### EXERCISE DATA

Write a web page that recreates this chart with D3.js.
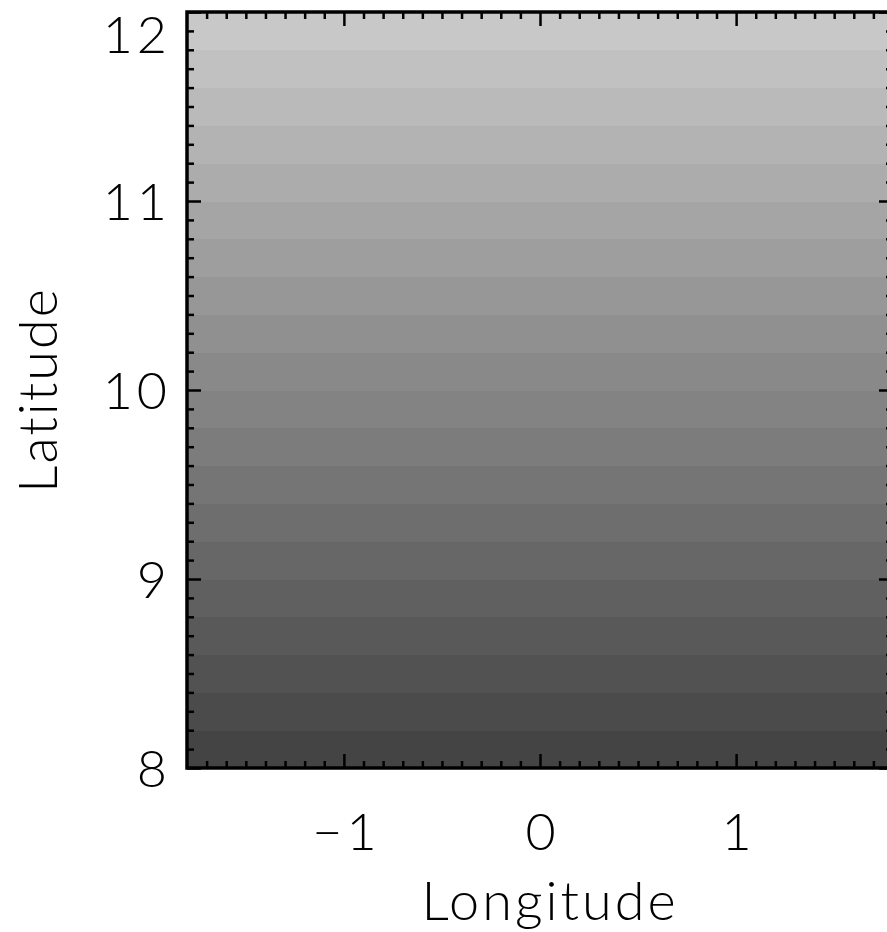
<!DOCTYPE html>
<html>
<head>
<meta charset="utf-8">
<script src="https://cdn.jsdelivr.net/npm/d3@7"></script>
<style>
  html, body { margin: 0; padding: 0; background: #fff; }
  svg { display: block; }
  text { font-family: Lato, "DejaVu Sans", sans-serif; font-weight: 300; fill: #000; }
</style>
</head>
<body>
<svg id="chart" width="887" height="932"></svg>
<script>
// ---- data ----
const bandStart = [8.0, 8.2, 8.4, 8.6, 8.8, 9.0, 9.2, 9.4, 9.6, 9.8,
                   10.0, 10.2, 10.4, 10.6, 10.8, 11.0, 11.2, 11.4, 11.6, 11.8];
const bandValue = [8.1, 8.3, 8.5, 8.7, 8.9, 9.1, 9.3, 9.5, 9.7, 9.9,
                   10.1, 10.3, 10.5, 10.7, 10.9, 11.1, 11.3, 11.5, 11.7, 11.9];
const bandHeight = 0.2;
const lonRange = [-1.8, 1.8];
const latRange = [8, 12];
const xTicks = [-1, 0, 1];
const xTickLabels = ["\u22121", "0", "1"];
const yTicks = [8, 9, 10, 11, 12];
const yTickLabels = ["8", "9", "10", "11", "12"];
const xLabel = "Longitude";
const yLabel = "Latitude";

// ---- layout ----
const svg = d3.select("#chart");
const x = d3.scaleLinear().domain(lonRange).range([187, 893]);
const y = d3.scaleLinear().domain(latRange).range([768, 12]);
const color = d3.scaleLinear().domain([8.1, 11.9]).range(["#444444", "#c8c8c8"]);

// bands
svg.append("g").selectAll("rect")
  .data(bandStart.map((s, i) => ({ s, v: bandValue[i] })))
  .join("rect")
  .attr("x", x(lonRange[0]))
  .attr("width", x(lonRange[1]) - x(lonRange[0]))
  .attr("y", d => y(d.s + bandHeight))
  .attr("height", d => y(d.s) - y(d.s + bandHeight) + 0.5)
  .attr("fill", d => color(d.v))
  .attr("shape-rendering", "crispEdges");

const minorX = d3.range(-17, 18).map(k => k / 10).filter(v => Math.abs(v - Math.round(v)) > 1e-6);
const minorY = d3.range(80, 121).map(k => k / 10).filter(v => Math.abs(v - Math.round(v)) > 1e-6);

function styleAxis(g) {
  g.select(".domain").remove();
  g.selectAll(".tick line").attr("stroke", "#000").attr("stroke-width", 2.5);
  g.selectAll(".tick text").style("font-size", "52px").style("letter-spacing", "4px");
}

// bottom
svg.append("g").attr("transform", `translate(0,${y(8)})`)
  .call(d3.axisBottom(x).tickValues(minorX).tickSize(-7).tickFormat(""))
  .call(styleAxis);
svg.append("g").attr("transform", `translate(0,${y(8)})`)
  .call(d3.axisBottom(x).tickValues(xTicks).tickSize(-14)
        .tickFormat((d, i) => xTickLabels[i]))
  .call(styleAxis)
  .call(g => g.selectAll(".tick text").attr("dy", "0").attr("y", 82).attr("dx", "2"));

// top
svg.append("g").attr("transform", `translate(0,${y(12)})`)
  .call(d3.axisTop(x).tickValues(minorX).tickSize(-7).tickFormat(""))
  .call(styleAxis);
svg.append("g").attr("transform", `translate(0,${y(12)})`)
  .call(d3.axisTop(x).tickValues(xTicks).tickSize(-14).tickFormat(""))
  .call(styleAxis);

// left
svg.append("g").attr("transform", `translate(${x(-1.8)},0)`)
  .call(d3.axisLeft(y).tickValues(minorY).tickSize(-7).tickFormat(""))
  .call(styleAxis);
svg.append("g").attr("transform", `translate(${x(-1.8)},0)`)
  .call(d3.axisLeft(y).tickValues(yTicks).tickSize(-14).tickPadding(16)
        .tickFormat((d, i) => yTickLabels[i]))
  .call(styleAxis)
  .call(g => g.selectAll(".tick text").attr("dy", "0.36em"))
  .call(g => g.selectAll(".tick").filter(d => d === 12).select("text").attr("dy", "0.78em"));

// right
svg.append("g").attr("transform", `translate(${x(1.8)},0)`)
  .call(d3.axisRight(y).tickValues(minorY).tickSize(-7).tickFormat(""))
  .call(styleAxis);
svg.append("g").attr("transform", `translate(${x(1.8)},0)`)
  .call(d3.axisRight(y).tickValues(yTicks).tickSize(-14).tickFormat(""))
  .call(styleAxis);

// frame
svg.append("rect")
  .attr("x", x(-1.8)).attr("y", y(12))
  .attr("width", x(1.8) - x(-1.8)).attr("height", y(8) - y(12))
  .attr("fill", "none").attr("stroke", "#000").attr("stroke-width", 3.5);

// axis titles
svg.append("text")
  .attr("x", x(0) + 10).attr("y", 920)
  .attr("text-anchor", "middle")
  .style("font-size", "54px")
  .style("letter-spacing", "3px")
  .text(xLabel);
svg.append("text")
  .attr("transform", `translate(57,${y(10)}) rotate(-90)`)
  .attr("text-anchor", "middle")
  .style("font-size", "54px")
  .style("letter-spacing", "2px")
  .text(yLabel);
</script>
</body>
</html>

######
### EXERCISE DATA

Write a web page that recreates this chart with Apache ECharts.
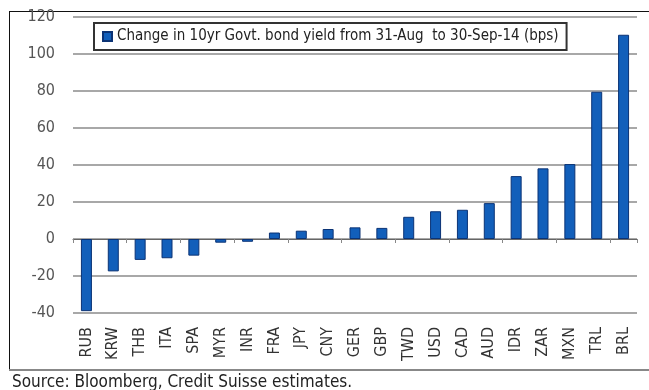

######

* _WORK INSTRUCTIONS_: Single out each line of the records above with the string "that" in it, and copy it.

* _SOLUTION TO THIS EXERCISE_:
Write a web page that recreates this chart with D3.js.
Write a web page that recreates this chart with Apache ECharts.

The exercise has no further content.